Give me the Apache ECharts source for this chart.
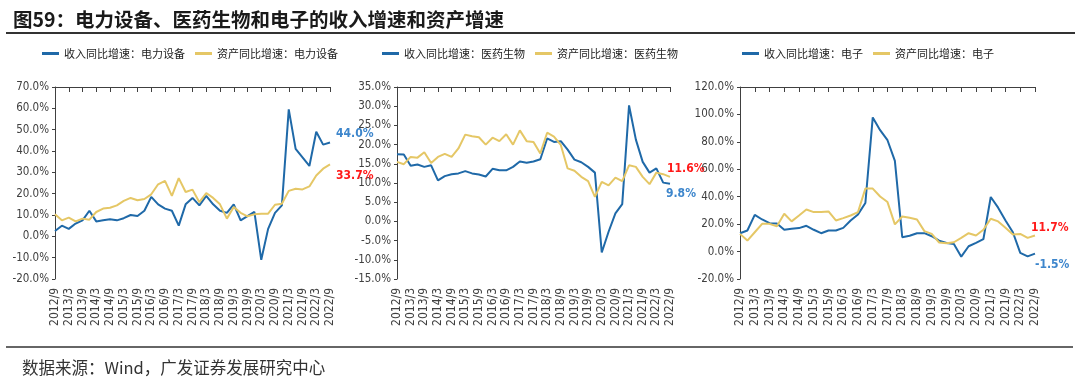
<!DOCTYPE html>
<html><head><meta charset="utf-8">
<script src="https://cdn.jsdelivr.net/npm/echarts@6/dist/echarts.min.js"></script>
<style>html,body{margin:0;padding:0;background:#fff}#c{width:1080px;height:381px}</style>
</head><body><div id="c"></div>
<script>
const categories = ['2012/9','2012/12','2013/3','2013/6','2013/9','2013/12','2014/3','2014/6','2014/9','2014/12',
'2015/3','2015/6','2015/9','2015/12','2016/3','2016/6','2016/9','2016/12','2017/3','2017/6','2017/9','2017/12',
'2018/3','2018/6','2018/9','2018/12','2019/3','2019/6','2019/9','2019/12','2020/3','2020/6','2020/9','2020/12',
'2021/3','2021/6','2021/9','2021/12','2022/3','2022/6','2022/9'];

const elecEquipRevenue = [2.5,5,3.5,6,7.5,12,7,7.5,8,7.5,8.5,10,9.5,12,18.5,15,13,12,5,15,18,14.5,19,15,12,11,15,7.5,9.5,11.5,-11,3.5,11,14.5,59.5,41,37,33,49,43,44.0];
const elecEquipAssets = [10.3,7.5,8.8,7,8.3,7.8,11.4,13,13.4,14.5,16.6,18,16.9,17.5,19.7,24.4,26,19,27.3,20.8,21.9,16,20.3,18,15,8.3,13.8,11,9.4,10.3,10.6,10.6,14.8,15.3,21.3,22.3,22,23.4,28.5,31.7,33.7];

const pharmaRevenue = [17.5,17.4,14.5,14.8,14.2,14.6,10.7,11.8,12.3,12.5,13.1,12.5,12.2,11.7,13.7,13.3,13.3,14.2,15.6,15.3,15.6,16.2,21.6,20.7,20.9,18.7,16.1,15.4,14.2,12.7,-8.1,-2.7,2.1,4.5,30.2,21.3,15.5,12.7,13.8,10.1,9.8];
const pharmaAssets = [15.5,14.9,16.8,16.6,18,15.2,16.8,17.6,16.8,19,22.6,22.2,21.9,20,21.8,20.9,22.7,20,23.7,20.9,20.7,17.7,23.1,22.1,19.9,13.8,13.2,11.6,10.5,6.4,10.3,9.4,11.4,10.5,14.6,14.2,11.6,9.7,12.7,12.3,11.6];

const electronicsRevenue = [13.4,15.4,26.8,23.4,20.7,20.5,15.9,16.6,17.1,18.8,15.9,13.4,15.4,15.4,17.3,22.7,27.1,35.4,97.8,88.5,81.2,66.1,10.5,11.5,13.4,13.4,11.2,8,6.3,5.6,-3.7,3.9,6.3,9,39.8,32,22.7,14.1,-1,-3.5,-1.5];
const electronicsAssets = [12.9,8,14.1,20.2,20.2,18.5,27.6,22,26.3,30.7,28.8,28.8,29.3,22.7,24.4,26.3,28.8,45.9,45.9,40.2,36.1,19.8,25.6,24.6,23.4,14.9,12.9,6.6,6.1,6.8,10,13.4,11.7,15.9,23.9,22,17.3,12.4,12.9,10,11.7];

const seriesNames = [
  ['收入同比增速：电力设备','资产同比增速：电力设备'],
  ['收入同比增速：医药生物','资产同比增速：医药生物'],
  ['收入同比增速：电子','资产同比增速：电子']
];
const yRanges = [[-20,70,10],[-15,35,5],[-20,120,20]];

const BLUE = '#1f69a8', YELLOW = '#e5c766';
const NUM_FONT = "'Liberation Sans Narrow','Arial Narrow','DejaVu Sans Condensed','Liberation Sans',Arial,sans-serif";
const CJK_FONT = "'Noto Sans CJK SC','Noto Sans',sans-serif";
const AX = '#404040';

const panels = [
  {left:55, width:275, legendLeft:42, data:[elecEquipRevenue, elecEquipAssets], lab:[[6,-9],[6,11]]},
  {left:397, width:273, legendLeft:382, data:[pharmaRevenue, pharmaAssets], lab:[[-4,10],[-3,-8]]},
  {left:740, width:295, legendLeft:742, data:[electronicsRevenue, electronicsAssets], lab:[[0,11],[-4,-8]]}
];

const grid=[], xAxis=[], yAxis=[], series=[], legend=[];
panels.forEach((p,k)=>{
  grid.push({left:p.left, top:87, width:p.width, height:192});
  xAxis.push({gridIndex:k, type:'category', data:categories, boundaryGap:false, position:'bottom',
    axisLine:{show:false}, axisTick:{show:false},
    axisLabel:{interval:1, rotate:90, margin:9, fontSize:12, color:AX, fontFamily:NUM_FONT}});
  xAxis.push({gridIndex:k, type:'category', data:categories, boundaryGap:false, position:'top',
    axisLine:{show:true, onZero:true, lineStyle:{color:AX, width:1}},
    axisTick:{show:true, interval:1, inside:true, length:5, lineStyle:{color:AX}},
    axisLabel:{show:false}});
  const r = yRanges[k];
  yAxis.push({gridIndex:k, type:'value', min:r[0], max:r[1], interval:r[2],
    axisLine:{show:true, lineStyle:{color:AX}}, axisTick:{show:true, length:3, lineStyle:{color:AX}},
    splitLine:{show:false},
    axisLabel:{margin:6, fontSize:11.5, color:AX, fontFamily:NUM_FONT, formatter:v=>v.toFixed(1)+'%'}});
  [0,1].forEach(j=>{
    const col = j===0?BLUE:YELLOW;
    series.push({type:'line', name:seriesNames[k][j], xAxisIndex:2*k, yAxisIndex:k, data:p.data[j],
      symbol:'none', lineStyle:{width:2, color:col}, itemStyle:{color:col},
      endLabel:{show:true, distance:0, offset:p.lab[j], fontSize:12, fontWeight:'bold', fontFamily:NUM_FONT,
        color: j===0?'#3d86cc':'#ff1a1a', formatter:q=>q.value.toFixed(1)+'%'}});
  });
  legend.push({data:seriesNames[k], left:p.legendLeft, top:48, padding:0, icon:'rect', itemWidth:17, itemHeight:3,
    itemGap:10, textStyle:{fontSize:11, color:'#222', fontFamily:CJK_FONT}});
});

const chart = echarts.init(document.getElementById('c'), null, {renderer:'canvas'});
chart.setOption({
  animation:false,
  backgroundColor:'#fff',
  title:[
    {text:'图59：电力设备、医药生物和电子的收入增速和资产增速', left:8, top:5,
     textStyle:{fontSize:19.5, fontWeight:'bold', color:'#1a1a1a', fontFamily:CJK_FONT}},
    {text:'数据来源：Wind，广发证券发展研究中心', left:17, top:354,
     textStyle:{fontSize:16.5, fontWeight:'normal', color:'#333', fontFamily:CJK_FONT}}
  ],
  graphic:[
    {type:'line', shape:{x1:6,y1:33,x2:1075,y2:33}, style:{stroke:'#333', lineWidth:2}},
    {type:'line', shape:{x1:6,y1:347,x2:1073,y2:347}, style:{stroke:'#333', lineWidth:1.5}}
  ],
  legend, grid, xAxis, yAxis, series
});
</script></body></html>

_ _ _ _ _

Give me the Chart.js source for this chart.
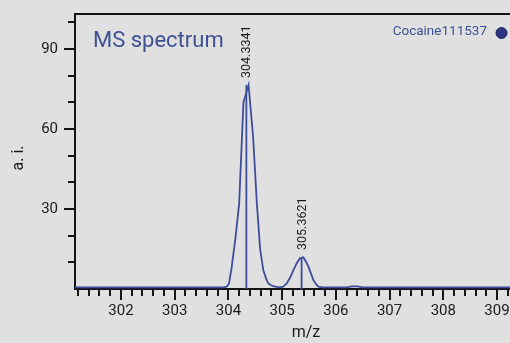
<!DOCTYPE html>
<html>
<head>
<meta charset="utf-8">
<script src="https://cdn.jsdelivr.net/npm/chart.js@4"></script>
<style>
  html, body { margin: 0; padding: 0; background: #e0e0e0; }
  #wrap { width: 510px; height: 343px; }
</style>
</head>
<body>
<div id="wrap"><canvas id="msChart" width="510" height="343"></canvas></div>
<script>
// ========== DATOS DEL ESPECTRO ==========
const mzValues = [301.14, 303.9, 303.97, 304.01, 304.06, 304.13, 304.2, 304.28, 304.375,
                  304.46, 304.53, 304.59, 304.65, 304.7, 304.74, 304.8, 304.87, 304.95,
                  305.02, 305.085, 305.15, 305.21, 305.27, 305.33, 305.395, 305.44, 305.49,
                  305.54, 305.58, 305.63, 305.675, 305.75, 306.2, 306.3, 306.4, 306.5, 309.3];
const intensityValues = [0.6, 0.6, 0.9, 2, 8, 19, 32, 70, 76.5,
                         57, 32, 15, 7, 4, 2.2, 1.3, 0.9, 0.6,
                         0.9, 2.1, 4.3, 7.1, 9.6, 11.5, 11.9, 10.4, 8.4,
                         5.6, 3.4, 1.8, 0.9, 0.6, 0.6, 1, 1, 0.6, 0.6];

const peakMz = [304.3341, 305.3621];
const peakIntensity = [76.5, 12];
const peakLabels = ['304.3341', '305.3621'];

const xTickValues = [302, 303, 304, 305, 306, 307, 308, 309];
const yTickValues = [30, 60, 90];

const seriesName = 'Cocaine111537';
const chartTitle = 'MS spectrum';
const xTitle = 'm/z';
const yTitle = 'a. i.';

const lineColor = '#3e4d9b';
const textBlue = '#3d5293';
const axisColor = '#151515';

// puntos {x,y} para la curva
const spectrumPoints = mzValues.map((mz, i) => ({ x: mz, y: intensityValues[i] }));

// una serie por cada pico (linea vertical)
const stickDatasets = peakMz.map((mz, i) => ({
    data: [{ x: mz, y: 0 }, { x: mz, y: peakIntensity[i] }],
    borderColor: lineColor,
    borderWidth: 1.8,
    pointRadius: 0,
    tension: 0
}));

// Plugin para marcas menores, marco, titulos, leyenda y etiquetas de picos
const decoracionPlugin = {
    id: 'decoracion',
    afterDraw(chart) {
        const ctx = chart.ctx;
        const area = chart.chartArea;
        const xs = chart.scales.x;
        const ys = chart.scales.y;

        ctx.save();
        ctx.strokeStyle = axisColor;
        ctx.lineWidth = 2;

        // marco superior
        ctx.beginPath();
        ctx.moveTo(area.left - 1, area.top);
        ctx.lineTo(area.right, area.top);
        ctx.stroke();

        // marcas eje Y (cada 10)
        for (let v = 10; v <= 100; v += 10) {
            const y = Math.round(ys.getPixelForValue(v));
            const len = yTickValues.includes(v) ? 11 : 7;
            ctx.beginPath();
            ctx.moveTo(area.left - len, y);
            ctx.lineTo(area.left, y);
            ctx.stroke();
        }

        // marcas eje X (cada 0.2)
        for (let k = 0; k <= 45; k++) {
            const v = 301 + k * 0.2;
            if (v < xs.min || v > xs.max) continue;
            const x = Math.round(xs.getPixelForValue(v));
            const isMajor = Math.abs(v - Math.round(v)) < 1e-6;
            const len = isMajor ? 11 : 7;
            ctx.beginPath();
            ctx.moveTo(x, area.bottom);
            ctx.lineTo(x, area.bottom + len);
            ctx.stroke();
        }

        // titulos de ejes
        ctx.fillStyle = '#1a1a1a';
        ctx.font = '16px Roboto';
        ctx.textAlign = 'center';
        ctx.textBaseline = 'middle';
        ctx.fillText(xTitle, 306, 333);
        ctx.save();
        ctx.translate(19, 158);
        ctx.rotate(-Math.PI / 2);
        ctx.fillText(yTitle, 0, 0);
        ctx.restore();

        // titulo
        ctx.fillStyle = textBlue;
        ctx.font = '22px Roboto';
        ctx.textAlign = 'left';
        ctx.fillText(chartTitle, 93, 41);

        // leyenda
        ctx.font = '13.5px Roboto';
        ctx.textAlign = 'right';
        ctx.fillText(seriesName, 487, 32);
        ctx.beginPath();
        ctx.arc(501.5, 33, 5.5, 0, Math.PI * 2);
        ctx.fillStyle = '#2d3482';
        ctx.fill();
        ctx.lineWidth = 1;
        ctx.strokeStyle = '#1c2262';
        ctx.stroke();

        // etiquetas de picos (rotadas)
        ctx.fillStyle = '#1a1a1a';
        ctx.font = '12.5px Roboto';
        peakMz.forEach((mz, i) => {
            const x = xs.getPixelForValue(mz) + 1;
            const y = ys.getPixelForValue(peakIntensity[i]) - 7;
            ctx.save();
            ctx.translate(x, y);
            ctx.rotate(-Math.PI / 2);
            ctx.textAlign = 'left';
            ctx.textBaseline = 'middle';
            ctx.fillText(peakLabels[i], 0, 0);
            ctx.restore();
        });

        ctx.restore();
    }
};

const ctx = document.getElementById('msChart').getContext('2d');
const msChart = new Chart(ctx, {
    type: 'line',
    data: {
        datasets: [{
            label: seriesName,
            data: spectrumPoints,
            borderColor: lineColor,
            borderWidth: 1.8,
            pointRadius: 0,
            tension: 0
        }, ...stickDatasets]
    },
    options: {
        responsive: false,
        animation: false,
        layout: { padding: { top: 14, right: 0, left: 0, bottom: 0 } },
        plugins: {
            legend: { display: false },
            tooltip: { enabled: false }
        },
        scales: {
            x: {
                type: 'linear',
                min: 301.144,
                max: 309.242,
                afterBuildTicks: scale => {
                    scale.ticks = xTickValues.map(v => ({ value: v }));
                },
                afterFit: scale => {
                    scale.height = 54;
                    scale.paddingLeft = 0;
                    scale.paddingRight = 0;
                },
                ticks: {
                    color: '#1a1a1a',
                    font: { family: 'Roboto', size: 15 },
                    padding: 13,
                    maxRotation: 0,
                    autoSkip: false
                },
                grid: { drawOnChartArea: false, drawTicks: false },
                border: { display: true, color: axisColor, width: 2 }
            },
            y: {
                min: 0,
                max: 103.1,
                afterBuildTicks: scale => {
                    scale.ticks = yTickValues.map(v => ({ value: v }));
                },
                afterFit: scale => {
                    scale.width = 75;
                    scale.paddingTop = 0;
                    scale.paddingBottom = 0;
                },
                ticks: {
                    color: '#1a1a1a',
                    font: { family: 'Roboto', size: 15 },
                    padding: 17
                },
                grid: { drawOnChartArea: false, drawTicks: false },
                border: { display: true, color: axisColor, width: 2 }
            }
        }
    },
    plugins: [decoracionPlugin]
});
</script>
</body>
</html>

_ _ _ _ _

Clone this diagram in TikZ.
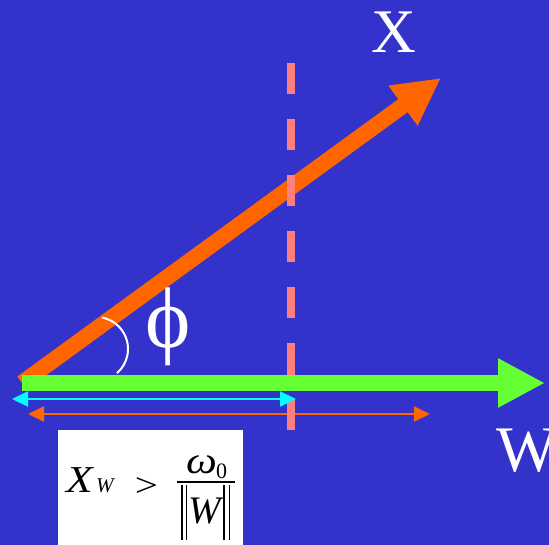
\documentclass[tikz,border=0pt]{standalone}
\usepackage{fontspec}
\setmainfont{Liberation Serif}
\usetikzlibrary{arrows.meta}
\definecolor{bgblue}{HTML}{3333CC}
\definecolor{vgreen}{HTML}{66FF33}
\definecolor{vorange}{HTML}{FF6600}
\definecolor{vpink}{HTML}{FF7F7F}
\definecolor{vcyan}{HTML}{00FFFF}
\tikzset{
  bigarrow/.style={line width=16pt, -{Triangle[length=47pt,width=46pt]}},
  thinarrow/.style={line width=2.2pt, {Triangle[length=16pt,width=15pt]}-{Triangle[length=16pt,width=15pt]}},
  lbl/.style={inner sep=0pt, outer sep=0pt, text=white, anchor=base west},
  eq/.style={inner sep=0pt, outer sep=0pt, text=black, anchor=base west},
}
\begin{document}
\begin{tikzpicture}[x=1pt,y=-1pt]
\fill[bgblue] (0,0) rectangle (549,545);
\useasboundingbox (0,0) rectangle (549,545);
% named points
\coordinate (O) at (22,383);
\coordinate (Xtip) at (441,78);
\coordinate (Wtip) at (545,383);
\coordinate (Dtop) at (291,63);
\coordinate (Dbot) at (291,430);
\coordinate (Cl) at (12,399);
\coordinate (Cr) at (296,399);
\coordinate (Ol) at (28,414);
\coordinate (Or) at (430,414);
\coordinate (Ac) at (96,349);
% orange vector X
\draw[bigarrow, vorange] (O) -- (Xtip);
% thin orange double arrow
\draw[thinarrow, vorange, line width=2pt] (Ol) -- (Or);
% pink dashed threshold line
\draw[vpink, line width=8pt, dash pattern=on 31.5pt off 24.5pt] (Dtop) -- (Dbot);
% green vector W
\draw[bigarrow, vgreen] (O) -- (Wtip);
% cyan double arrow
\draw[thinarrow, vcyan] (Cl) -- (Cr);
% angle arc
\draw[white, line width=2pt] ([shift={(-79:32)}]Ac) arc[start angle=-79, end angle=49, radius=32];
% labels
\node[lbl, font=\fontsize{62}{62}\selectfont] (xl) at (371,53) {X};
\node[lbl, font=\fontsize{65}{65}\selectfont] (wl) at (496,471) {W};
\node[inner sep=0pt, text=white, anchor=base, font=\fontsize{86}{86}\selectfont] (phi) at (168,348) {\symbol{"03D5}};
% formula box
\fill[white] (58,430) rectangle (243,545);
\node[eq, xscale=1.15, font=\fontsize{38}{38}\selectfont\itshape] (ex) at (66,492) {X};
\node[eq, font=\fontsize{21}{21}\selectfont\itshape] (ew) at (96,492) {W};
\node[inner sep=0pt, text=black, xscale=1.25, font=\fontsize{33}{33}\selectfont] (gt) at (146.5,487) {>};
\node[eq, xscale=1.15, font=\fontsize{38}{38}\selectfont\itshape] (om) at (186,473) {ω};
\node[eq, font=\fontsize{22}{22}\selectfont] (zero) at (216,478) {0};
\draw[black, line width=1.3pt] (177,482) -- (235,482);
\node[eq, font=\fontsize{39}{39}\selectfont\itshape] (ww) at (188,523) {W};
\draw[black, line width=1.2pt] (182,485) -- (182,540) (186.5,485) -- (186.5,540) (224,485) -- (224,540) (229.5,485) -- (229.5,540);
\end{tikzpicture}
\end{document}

_ _ _ _ _

-- Exercise task --
From the listing, copy each line containing the word "this".

-- Task response --
Give me the Apache ECharts source for this chart.
Give me the Chart.js source for this chart.
Clone this diagram in TikZ.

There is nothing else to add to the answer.